While NICVA’s report looked at public procurement, designer Wayne Hemingway turned matters on their head. Hemingway Design’s philosophy is that

Design is about improving things that matter in life.

He argued that turning a sow’s ear into a silk purse didn’t always require lots of money, but it required creativity and guts. He cited large scale public projects like Boscombe Surf Reef that initially went wrong – and incurred the wrath of the local “bastard press” – yet in the long term, patience was rewarded with success.

Wayne Hemingway addressing NICVA conference on public innovation - NICVACEEMany world-renowned designers and creative businesses have grown around under-educated and unqualified people who have started working in dodgy markets and unsafe buildings.

While some Wayne’s example projects were linked to the public sector and local government – see his article on Generous Design – many involved designers whose talents and businesses had blossomed without public funding. Yet they worked in commercial enterprises which had a heart. Hemingway’s belief was that:

A sharing economy is the future of a balanced society

In the Q&A after their talks, Simon Hamilton talked about the public sector needing to face up to taking risks, though balanced the idea of a bohemian a free-for-all creative environment with a reemphasis of the role government and public sector can play in upholding standards and safety!

What risks would you like government to take in the spirit of innovation in area of providing or procuring services?

  • Ian James Parsley

    I’m fairly sure not a single contributor mentioned culture – i.e. the culture inherent in our civil service and public service bureaucracy.

    Therein lies the problem (and the reason the Minister will fail).

  • Zeno

    “there will still be deep cuts in public spending”. Locally there will be a 1% reduction in NI’s budget for next year.”

    Jeez, if you can’t lose/save/find 1% somewhere you shouldn’t be in Government, much less Finance Minister.

  • Sir Rantsalot

    Much as I’m not a dup person. I don’t see any actual policies coming from the other parties. So a sensible thought-out proposal is to be welcomed. I’m glad I no longer live in the UK, but ould Simon seems to be a person who is trying to put real world proposals forward. Well done that man.

  • Kevin Breslin

    I’m a fairly modest scientist, but turning a sew’s ear into a silk purse requires some serious organic chemistry, even carnivorous moths feeding on the sew’s ear need a swarm of partners at the job.

  • chrisjones2

    I agree. Its a fundamental problem.

    The entire local and senior management is local and career civil service / public sector. No new blood. No new ideas.

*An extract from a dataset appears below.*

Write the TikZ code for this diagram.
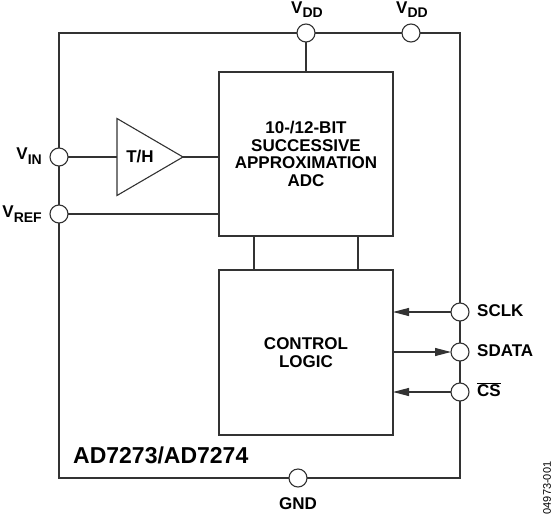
\documentclass[tikz,border=0pt]{standalone}
\usepackage{fontspec}
\setmainfont{Liberation Sans}
\usetikzlibrary{positioning,shapes.geometric,arrows.meta}

\tikzset{
  wire/.style={draw=black!80, line width=1.1pt},
  blk/.style={wire, rectangle, minimum width=174pt, inner sep=0pt, outer sep=0pt,
    align=center, font=\fontsize{17}{17.5}\selectfont\bfseries},
  pin/.style={wire, circle, fill=white, minimum size=18pt, inner sep=0pt, outer sep=0pt},
  lbl/.style={font=\fontsize{17}{18}\selectfont\bfseries, inner sep=0pt},
  sig/.style={wire, -{Triangle[length=16pt,width=8pt]}},
}
\newcommand{\lo}[1]{\raisebox{-4.5pt}{\fontsize{14}{14}\selectfont #1}}

\begin{document}
\begin{tikzpicture}[x=1pt,y=-1pt]
\useasboundingbox (0,0) rectangle (553,516);

% Chip outline
\draw[wire] (59,33) rectangle (460,478);

% Blocks
\node[blk, minimum height=164pt] (adc) at (306,154)
  {10-/12-BIT\\SUCCESSIVE\\APPROXIMATION\\ADC};
\node[blk, minimum height=165pt] (ctrl) at (306,352.5) {CONTROL\\LOGIC};
\node[wire, lbl, isosceles triangle, isosceles triangle stretches,
  minimum width=77pt, minimum height=66pt, outer sep=0pt, anchor=west] (th) at (117,157) {T/H};

% Pins
\node[pin] (vdda) at (306,33) {};
\node[pin] (vddb) at (411,33) {};
\node[pin] (vin) at (59,157) {};
\node[pin] (vref) at (59,214) {};
\node[pin] (gnd) at (298,478) {};
\node[pin] (sclk) at (460,312) {};
\node[pin] (sdata) at (460,352) {};
\node[pin] (cs) at (460,392) {};

% Connections
\draw[wire] (vdda) -- (adc);
\draw[wire] (vin) -- (th.west);
\draw[wire] (th.apex) -- (adc.west |- th.apex);
\draw[wire] (vref) -- (adc.west |- vref);
\foreach \x/\n in {254/a,358/b}{
  \coordinate (bus\n) at (\x,0);
  \draw[wire] (adc.south -| bus\n) -- (ctrl.north -| bus\n);
}
\draw[sig] (sclk) -- (ctrl.east |- sclk);
\draw[sig] (ctrl.east |- sdata) -- (sdata);
\draw[sig] (cs) -- (ctrl.east |- cs);

% Labels
\node[lbl, anchor=base] at (307,13.5) {V\lo{DD}};
\node[lbl, anchor=base] at (412,13.5) {V\lo{DD}};
\node[lbl, anchor=base east] at (42,159.5) {V\lo{IN}};
\node[lbl, anchor=base east] at (42,217.5) {V\lo{REF}};
\node[lbl, anchor=base] at (298,509) {GND};
\node[lbl, anchor=base west] at (477,316.5) {SCLK};
\node[lbl, anchor=base west] at (477,356.5) {SDATA};
\node[lbl, anchor=base west] at (477,396.5) {$\overline{\hbox{CS}}$};
\node[lbl, anchor=base west, font=\fontsize{23}{23}\selectfont\bfseries] at (73,463.5) {AD7273/AD7274};
\node[font=\fontsize{11}{11}\selectfont, rotate=90, inner sep=0pt] at (547,488) {04973-001};

\end{tikzpicture}
\end{document}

    Promotion by buggins turn seeking ‘safe pairs of hands’ who will never make mistakes as they rarely make decisions – those all go to Ministers and are carefully crafted so they get the blame when inevitably things do not work as intended if at all

    The top is dominated by ‘policy’ people who look down on the derided ‘operational’ people who actually do things – like a modern version of aristocrats demeaning those in ‘trade’

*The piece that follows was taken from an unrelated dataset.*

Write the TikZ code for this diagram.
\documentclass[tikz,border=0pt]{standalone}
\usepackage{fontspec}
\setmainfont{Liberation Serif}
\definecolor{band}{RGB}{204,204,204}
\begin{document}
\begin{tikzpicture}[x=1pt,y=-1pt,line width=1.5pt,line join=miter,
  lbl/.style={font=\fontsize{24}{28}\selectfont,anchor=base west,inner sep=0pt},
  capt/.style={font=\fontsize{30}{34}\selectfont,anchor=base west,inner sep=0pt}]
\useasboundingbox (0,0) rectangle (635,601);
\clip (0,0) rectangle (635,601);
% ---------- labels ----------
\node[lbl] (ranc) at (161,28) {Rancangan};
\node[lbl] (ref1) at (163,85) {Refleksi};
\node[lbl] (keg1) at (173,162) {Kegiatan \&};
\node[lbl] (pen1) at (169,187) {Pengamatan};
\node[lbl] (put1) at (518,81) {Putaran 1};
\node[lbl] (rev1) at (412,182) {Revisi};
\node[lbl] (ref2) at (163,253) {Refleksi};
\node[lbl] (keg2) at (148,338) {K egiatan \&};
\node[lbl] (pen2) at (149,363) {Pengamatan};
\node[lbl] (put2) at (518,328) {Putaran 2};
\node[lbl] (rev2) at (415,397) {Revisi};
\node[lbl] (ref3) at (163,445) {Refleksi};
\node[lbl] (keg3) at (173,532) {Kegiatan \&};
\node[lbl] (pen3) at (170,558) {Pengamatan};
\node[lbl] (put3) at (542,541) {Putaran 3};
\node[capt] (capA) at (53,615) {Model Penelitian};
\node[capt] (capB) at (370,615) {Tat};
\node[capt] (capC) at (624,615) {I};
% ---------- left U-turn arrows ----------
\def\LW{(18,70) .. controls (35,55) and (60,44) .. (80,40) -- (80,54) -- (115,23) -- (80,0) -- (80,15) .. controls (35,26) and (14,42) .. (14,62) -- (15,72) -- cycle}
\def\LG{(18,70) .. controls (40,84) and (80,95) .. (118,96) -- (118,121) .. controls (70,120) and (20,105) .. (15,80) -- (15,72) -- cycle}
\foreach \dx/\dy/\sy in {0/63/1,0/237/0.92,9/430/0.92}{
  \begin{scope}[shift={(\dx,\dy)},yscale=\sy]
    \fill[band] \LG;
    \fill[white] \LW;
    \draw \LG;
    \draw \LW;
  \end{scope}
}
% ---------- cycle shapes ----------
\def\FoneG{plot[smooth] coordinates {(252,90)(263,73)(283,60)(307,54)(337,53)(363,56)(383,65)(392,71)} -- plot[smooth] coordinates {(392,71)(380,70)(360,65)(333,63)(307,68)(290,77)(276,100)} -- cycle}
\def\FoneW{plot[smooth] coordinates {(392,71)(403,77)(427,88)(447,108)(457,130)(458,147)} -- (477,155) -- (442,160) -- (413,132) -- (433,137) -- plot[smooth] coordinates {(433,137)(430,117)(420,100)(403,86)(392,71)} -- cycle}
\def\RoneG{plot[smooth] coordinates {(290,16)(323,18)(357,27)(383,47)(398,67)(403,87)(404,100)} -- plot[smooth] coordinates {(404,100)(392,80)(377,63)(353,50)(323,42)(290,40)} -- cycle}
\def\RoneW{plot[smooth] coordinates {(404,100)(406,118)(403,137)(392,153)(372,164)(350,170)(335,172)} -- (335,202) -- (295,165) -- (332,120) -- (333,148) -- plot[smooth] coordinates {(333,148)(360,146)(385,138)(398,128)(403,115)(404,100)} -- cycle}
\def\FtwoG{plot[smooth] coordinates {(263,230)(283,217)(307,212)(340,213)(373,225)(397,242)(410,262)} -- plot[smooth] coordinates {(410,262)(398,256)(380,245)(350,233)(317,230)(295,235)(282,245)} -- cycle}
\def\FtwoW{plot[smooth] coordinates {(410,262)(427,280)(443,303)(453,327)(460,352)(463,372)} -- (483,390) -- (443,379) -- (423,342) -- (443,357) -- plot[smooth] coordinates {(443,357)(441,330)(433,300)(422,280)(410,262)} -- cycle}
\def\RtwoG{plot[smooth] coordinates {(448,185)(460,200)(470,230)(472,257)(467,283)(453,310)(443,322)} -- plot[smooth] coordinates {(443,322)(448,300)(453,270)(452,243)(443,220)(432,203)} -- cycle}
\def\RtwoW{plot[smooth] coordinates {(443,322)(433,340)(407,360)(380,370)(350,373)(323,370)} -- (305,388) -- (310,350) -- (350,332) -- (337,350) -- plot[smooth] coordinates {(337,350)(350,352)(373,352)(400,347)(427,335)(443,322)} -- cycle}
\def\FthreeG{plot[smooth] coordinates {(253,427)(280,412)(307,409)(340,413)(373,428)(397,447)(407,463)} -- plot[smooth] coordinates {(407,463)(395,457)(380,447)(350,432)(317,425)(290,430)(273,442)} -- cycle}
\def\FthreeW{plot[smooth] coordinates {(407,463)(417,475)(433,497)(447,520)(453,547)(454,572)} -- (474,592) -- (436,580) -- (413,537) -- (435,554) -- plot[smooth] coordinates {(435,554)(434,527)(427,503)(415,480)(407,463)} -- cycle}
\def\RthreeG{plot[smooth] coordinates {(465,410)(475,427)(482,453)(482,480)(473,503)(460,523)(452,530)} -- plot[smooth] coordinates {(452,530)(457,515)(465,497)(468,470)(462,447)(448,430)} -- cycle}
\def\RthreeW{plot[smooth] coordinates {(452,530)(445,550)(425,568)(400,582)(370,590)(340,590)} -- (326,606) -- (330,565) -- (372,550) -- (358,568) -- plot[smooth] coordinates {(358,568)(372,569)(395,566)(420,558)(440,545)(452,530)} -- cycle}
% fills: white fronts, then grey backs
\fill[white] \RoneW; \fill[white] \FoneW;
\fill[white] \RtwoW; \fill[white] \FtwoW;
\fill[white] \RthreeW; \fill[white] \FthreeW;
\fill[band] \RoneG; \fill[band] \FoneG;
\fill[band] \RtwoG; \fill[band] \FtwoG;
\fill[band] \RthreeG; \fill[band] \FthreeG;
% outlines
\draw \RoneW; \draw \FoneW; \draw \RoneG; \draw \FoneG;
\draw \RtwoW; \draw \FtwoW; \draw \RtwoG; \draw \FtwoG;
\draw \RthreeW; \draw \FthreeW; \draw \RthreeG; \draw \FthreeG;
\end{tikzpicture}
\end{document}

    A complete utter shake up is needed but there will not be one as they are also closely grafted to MInisters now and the latter want people they can ‘trust’and who wont expose their own lack of abilities. #

    The bottom line is that it all suits those inside the system and our entire polity focuses on the war with themuns and little on the efficiency of how we are governed. Noone ever gets sacked for incompetence …they are just shuffled away

  • Croiteir

    Have a look at the debacle concerning oaklee trinity and the purchase of property in Bangor? The guy said he did not know that one of the houses involved belonged to his brother? The civil servant claimed that he did not think there was a potential conflict of interest before finally admitting that there could be. No one sacked as of yet to my knowledge Starts about 1 hour 40 mins in.

  • Part-Time Commenter

    This comment sort of sums up some of the public ignorance on these matters. You don’t seem to appreciate quite how tight things are, the competing demand at play and the knife-edge that vital services are operating on.

  • Part-Time Commenter

    Hear, hear.

  • Zeno

    Do you know how much the budget is?

  • Part-Time Commenter

    Approximately £10 billion. 1% of that is £100 million. Please tell me where you would take that from in light of most recent commitments and current confusion over welfare reform.

  • Zeno

    I think it is closer to £23 billion. That leaves £230 million to find.
    I don’t know what the plans for government spending are for next year. But to save £230 million last year I would have not spent £180 million upgrading sports grounds. I would have not wasted the millions on the Police Training Centre at Cookstown in previous years and I would not be paying the Staff for the Office of First Minister Deputy First Minister £16 million a year…….. especially when they can’t explain what they actually do. I would also reduce MLA’s expenses since some are giving it away to “Research Companies” ……….. I could go on and on.
    They waste so much money, 1% pfft.!!!

  • Sergiogiorgio

    What risks? How about a weekly black bin collection? Innovation my ass!